But also there is a third possibility, and we should be candid about it: Perhaps everything Blackman and Margulies and Bybee are saying is right as a matter of law in the regular order, but there’s an unexpressed legal principle functionally at work here: That President Trump is a crazy person whose oath of office large numbers of judges simply don’t trust and to whom, therefore, a whole lot of normal rules of judicial conduct do not apply.
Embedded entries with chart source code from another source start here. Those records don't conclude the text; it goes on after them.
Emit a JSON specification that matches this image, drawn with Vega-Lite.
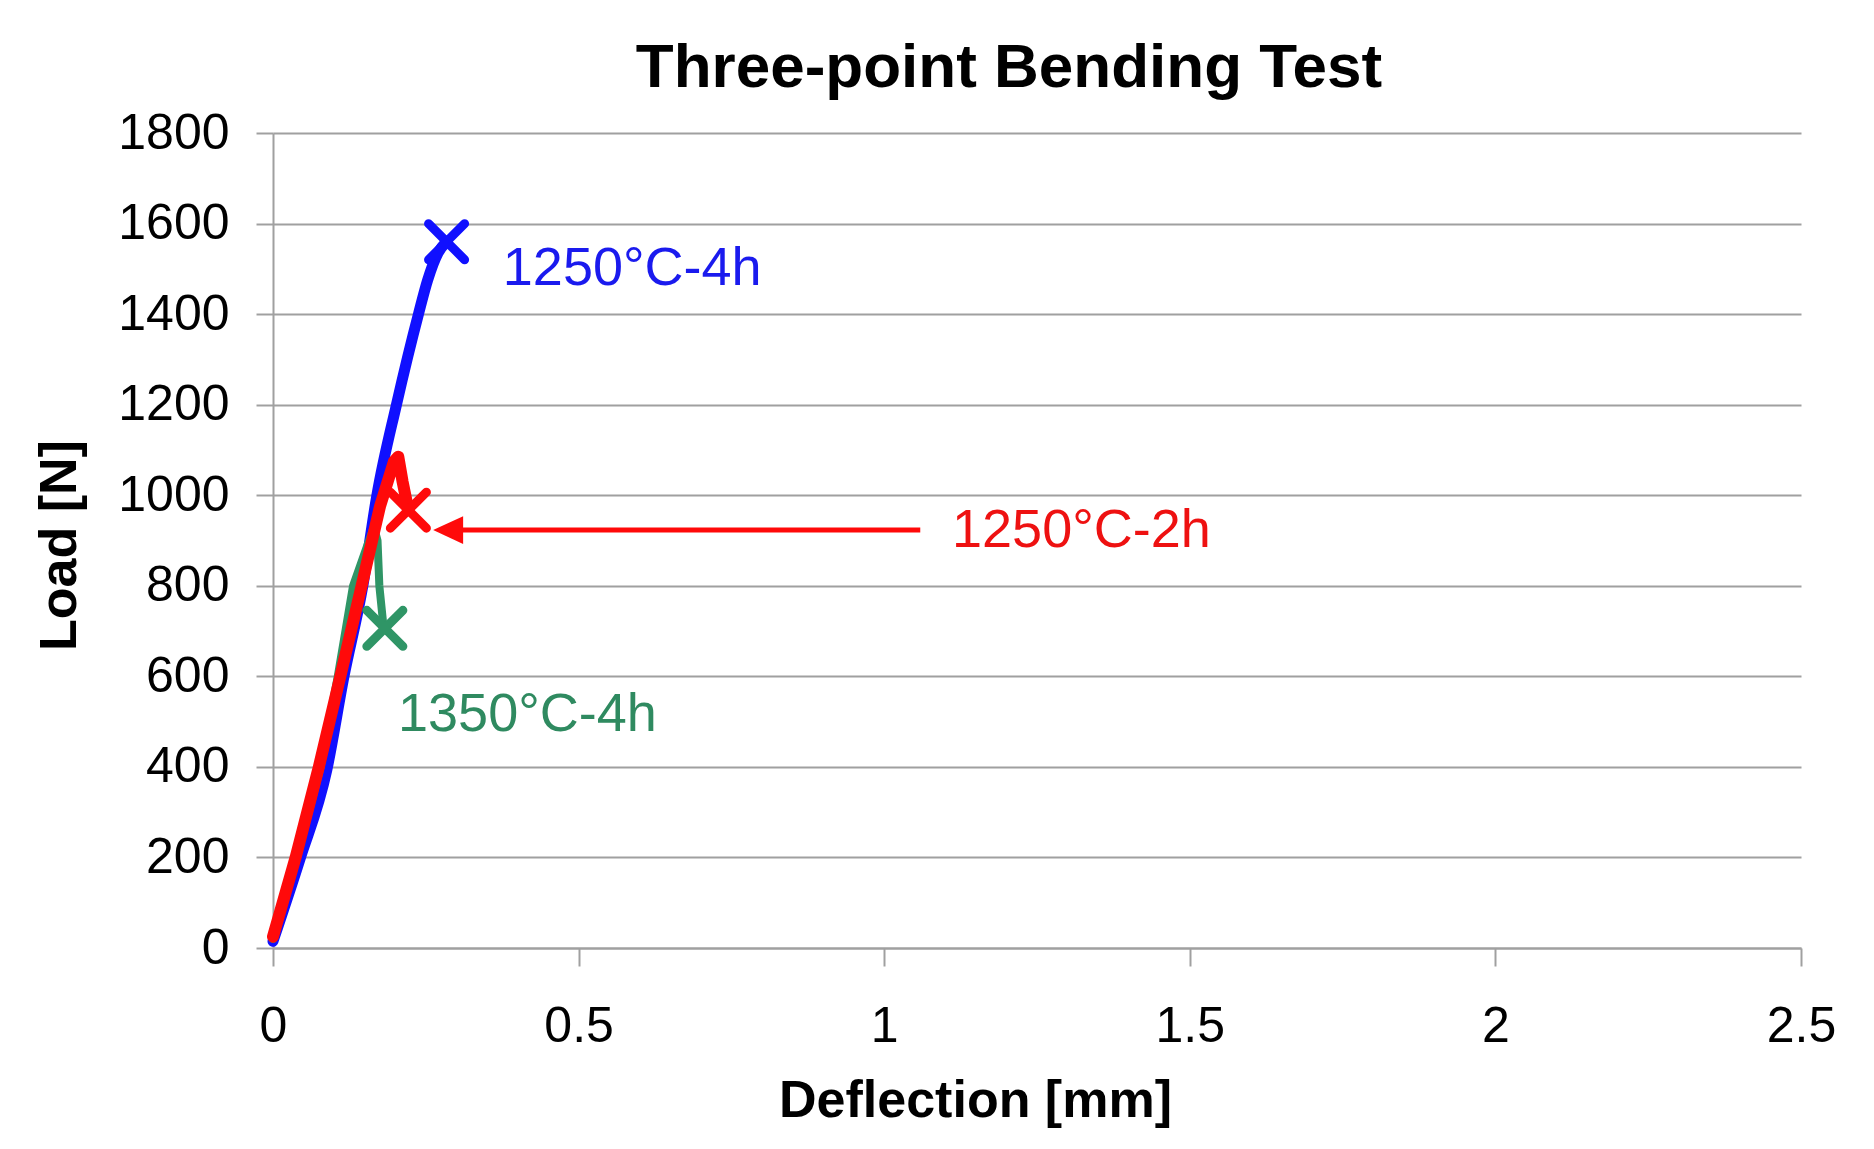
{
  "$schema": "https://vega.github.io/schema/vega-lite/v6.json",
  "autosize": {"type": "none"},
  "padding": {"left": 273, "top": 133, "right": 73, "bottom": 201},
  "width": 1528,
  "height": 815,
  "background": "white",
  "config": {
    "font": "Liberation Sans",
    "view": {"stroke": null}
  },
  "title": {
    "text": "Three-point Bending Test",
    "font": "Liberation Sans",
    "fontSize": 62,
    "fontWeight": "bold",
    "color": "black",
    "baseline": "alphabetic",
    "offset": 43,
    "dx": -28,
    "dy": 84
  },
  "datasets": {
    "curves": [
      {"series": "1250°C-4h", "i": 0, "x": 0.0, "y": 15},
      {"series": "1250°C-4h", "i": 1, "x": 0.044, "y": 196},
      {"series": "1250°C-4h", "i": 2, "x": 0.088, "y": 393},
      {"series": "1250°C-4h", "i": 3, "x": 0.116, "y": 599},
      {"series": "1250°C-4h", "i": 4, "x": 0.147, "y": 800},
      {"series": "1250°C-4h", "i": 5, "x": 0.17, "y": 1000},
      {"series": "1250°C-4h", "i": 6, "x": 0.202, "y": 1200},
      {"series": "1250°C-4h", "i": 7, "x": 0.238, "y": 1400},
      {"series": "1250°C-4h", "i": 8, "x": 0.253, "y": 1475},
      {"series": "1250°C-4h", "i": 9, "x": 0.27, "y": 1535},
      {"series": "1250°C-4h", "i": 10, "x": 0.284, "y": 1560},
      {"series": "1350°C-4h", "i": 0, "x": 0.0, "y": 20},
      {"series": "1350°C-4h", "i": 1, "x": 0.039, "y": 200},
      {"series": "1350°C-4h", "i": 2, "x": 0.078, "y": 400},
      {"series": "1350°C-4h", "i": 3, "x": 0.106, "y": 600},
      {"series": "1350°C-4h", "i": 4, "x": 0.131, "y": 800},
      {"series": "1350°C-4h", "i": 5, "x": 0.165, "y": 930},
      {"series": "1350°C-4h", "i": 6, "x": 0.171, "y": 900},
      {"series": "1350°C-4h", "i": 7, "x": 0.174, "y": 800},
      {"series": "1350°C-4h", "i": 8, "x": 0.18, "y": 720},
      {"series": "1350°C-4h", "i": 9, "x": 0.183, "y": 706},
      {"series": "1250°C-2h", "i": 0, "x": 0.0, "y": 25},
      {"series": "1250°C-2h", "i": 1, "x": 0.037, "y": 200},
      {"series": "1250°C-2h", "i": 2, "x": 0.075, "y": 400},
      {"series": "1250°C-2h", "i": 3, "x": 0.11, "y": 599},
      {"series": "1250°C-2h", "i": 4, "x": 0.145, "y": 800},
      {"series": "1250°C-2h", "i": 5, "x": 0.175, "y": 975},
      {"series": "1250°C-2h", "i": 6, "x": 0.198, "y": 1075},
      {"series": "1250°C-2h", "i": 7, "x": 0.205, "y": 1085},
      {"series": "1250°C-2h", "i": 8, "x": 0.212, "y": 1030},
      {"series": "1250°C-2h", "i": 9, "x": 0.2215, "y": 967}
    ],
    "markers": [
      {"series": "1250°C-4h", "x": 0.284, "y": 1560},
      {"series": "1350°C-4h", "x": 0.183, "y": 706},
      {"series": "1250°C-2h", "x": 0.2215, "y": 967}
    ],
    "labels": [
      {"series": "1250°C-4h", "x": 0.376, "y": 1500},
      {"series": "1350°C-4h", "x": 0.2046, "y": 515},
      {"series": "1250°C-2h", "x": 1.111, "y": 922}
    ],
    "arrow": [
      {"x": 0.28, "x2": 1.059, "y": 923, "hx": 0.2865}
    ]
  },
  "encoding": {
    "x": {
      "type": "quantitative",
      "scale": {"domain": [0, 2.5], "nice": false, "zero": false},
      "axis": {
        "title": "Deflection [mm]",
        "values": [0, 0.5, 1, 1.5, 2, 2.5],
        "format": "~g",
        "grid": false,
        "labelFontSize": 50,
        "labelColor": "black",
        "labelPadding": 35,
        "labelFlush": false,
        "tickSize": 18,
        "tickWidth": 2,
        "tickColor": "#a0a0a0",
        "domainColor": "#a0a0a0",
        "domainWidth": 2,
        "titleFontSize": 52,
        "titleFontWeight": "bold",
        "titleColor": "black",
        "titleX": 702,
        "titleY": 168,
        "titleBaseline": "alphabetic",
        "titleAlign": "center"
      }
    },
    "y": {
      "type": "quantitative",
      "scale": {"domain": [0, 1800], "nice": false},
      "axis": {
        "title": "Load [N]",
        "values": [0, 200, 400, 600, 800, 1000, 1200, 1400, 1600, 1800],
        "format": "d",
        "grid": true,
        "gridColor": "#a0a0a0",
        "gridWidth": 2,
        "labelFontSize": 50,
        "labelColor": "black",
        "labelPadding": 27,
        "labelFlush": false,
        "tickSize": 17,
        "tickWidth": 2,
        "tickColor": "#a0a0a0",
        "domainColor": "#a0a0a0",
        "domainWidth": 2,
        "titleFontSize": 52,
        "titleFontWeight": "bold",
        "titleColor": "black",
        "titleX": -198,
        "titleY": 412,
        "titleAngle": -90,
        "titleBaseline": "alphabetic",
        "titleAlign": "center"
      }
    }
  },
  "layer": [
    {
      "data": {"name": "curves"},
      "transform": [{"filter": "datum.series === '1250°C-4h'"}],
      "mark": {"type": "line", "color": "#1010ff", "strokeWidth": 11, "strokeCap": "round", "strokeJoin": "round", "interpolate": "monotone"},
      "encoding": {"x": {"field": "x", "type": "quantitative"}, "y": {"field": "y", "type": "quantitative"}, "order": {"field": "i"}}
    },
    {
      "data": {"name": "curves"},
      "transform": [{"filter": "datum.series === '1350°C-4h'"}],
      "mark": {"type": "line", "color": "#2f9566", "strokeWidth": 8, "strokeCap": "round", "strokeJoin": "round"},
      "encoding": {"x": {"field": "x", "type": "quantitative"}, "y": {"field": "y", "type": "quantitative"}, "order": {"field": "i"}}
    },
    {
      "data": {"name": "curves"},
      "transform": [{"filter": "datum.series === '1250°C-2h'"}],
      "mark": {"type": "line", "color": "#ff0a0a", "strokeWidth": 12, "strokeCap": "round", "strokeJoin": "round"},
      "encoding": {"x": {"field": "x", "type": "quantitative"}, "y": {"field": "y", "type": "quantitative"}, "order": {"field": "i"}}
    },
    {
      "data": {"name": "markers"},
      "mark": {"type": "point", "shape": "M-1,-1L1,1M1,-1L-1,1", "filled": false, "size": 1300, "strokeWidth": 9, "opacity": 1, "strokeCap": "round"},
      "encoding": {
        "x": {"field": "x", "type": "quantitative"},
        "y": {"field": "y", "type": "quantitative"},
        "stroke": {"field": "series", "type": "nominal", "scale": {"domain": ["1250°C-4h", "1350°C-4h", "1250°C-2h"], "range": ["#1010ff", "#2f9566", "#ff0a0a"]}, "legend": null}
      }
    },
    {
      "data": {"name": "labels"},
      "mark": {"type": "text", "align": "left", "baseline": "middle", "fontSize": 54, "font": "Liberation Sans"},
      "encoding": {
        "x": {"field": "x", "type": "quantitative"},
        "y": {"field": "y", "type": "quantitative"},
        "text": {"field": "series"},
        "color": {"field": "series", "type": "nominal", "scale": {"domain": ["1250°C-4h", "1350°C-4h", "1250°C-2h"], "range": ["#1a1aee", "#2f8a60", "#ee1111"]}, "legend": null}
      }
    },
    {
      "data": {"name": "arrow"},
      "mark": {"type": "rule", "color": "#ff0a0a", "strokeWidth": 5},
      "encoding": {
        "x": {"field": "x", "type": "quantitative"},
        "x2": {"field": "x2"},
        "y": {"field": "y", "type": "quantitative"}
      }
    },
    {
      "data": {"name": "arrow"},
      "mark": {"type": "point", "shape": "M-1,0L1,-0.93L1,0.93Z", "filled": true, "size": 900, "color": "#ff0a0a", "opacity": 1},
      "encoding": {
        "x": {"field": "hx", "type": "quantitative"},
        "y": {"field": "y", "type": "quantitative"}
      }
    }
  ]
}
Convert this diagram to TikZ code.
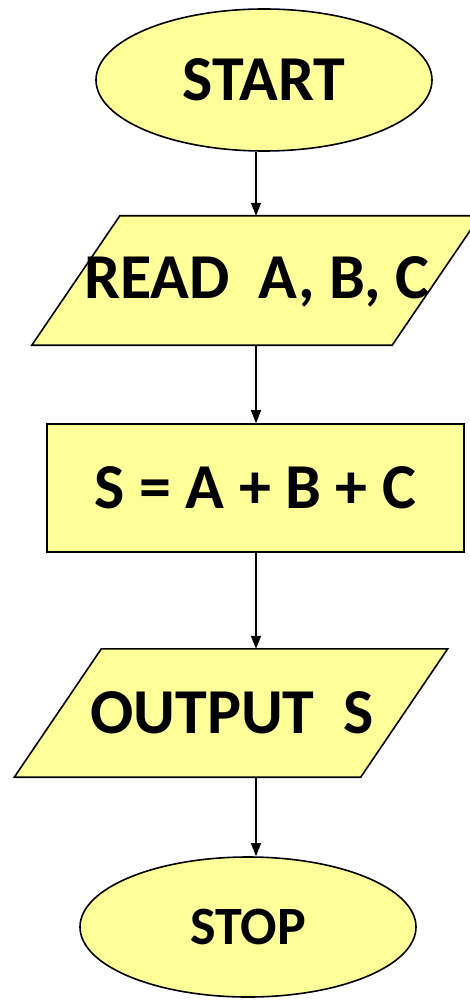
\documentclass[tikz,border=0pt]{standalone}
\usepackage{fontspec}
\setmainfont{Carlito}
\usetikzlibrary{shapes.geometric,arrows.meta,backgrounds,calc}
\definecolor{fc}{HTML}{FFFF99}
\tikzset{
  term/.style={ellipse,draw=black,fill=fc,line width=1.6pt,inner sep=0pt},
  proc/.style={rectangle,draw=black,fill=fc,line width=1.6pt,inner sep=0pt},
  iotext/.style={inner sep=0pt,draw=none},
  iobox/.style={draw=black,fill=fc,line width=1.6pt,line join=miter},
  arr/.style={line width=1.4pt,-{Triangle[length=13pt,width=10pt]}},
  big/.style={font=\fontsize{64}{70}\selectfont\bfseries},
  small/.style={font=\fontsize{54}{60}\selectfont\bfseries}
}
\begin{document}
\begin{tikzpicture}[x=1pt,y=-1pt]
\useasboundingbox (0,0) rectangle (470,1000);
\clip (0,0) rectangle (470,1000);
\coordinate (axis) at (256,0);
\node[term,big,minimum width=336pt,minimum height=142pt] (start) at (264,80) {START};
\node[iotext,big,minimum width=360pt,minimum height=129pt] (read) at (256,280.5) {};
\node[proc,big,minimum width=417pt,minimum height=128pt] (sum) at (255.5,488) {S = A + B + C};
\node[iotext,big,minimum width=346pt,minimum height=128pt] (out) at (231,713) {};
\node[term,small,minimum width=336pt,minimum height=140pt] (stop) at (248,927) {STOP};
\begin{scope}[on background layer]
\draw[iobox] ($(read.north west)+(44,0)$) -- ($(read.north east)+(44,0)$) -- ($(read.south east)+(-44,0)$) -- ($(read.south west)+(-44,0)$) -- cycle;
\draw[iobox] ($(out.north west)+(43.5,0)$) -- ($(out.north east)+(43.5,0)$) -- ($(out.south east)+(-43.5,0)$) -- ($(out.south west)+(-43.5,0)$) -- cycle;
\end{scope}
\node[big,inner sep=0pt] (readlbl) at (257,282) {READ\ \ A, B, C};
\node[big,inner sep=0pt] (outlbl) at (232,713) {OUTPUT\ \ S};
\draw[arr] (axis |- start.south) -- (axis |- read.north);
\draw[arr] (axis |- read.south) -- (axis |- sum.north);
\draw[arr] (axis |- sum.south) -- (axis |- out.north);
\draw[arr] (axis |- out.south) -- (axis |- stop.north);
\end{tikzpicture}
\end{document}
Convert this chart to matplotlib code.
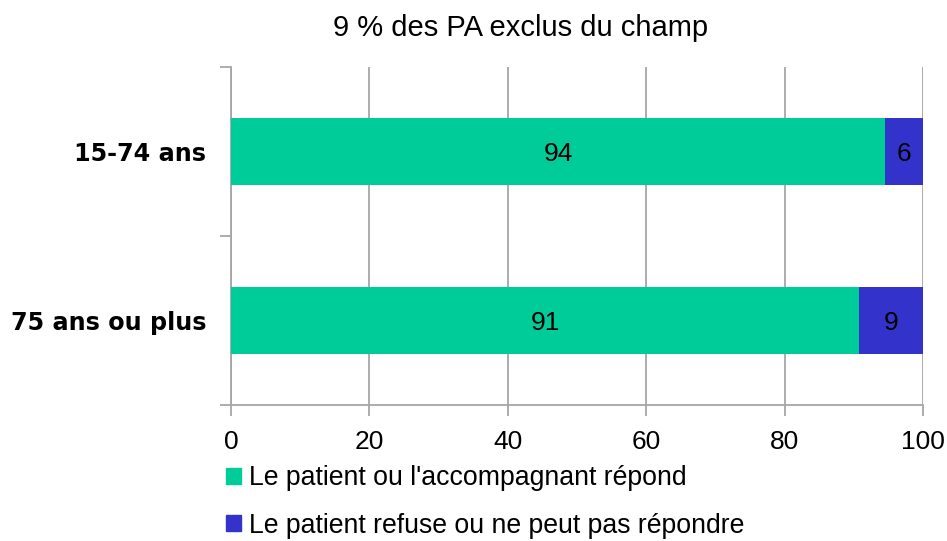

In this scenario, the underlying law is not actually moving much, or moving or at all, but the normal rules of deference and presumption of regularity in presidential conduct—the rules that underlie norms like not looking behind a facially valid purpose for a visa issuance decision—simply don’t apply to Trump. As we’ve argued, these norms are a function of the president’s oath of office and the working assumption that the President is bound by the Take Care Clause. If the judiciary doesn’t trust the sincerity of the president’s oath and doesn’t have any presumption that the president will take care that the laws are faithfully executed, why on earth would it assume that a facially valid purpose of the executive is its actual purpose?
In this scenario, there are really two presidencies for purposes of judicial review: One is the presidency when judges believe the president’s oath—that is, a presidency in which all sorts of norms of deference apply—and the other is a presidency in which judges don’t believe the oath. What we may be watching here is the development of a new body of law for this second type of presidency.
This, we suspect, is the true significance of all of the references in both district court opinions to the many statements made by Trump and his aides about the Muslim ban and the true purpose of the policy effectuated in both orders.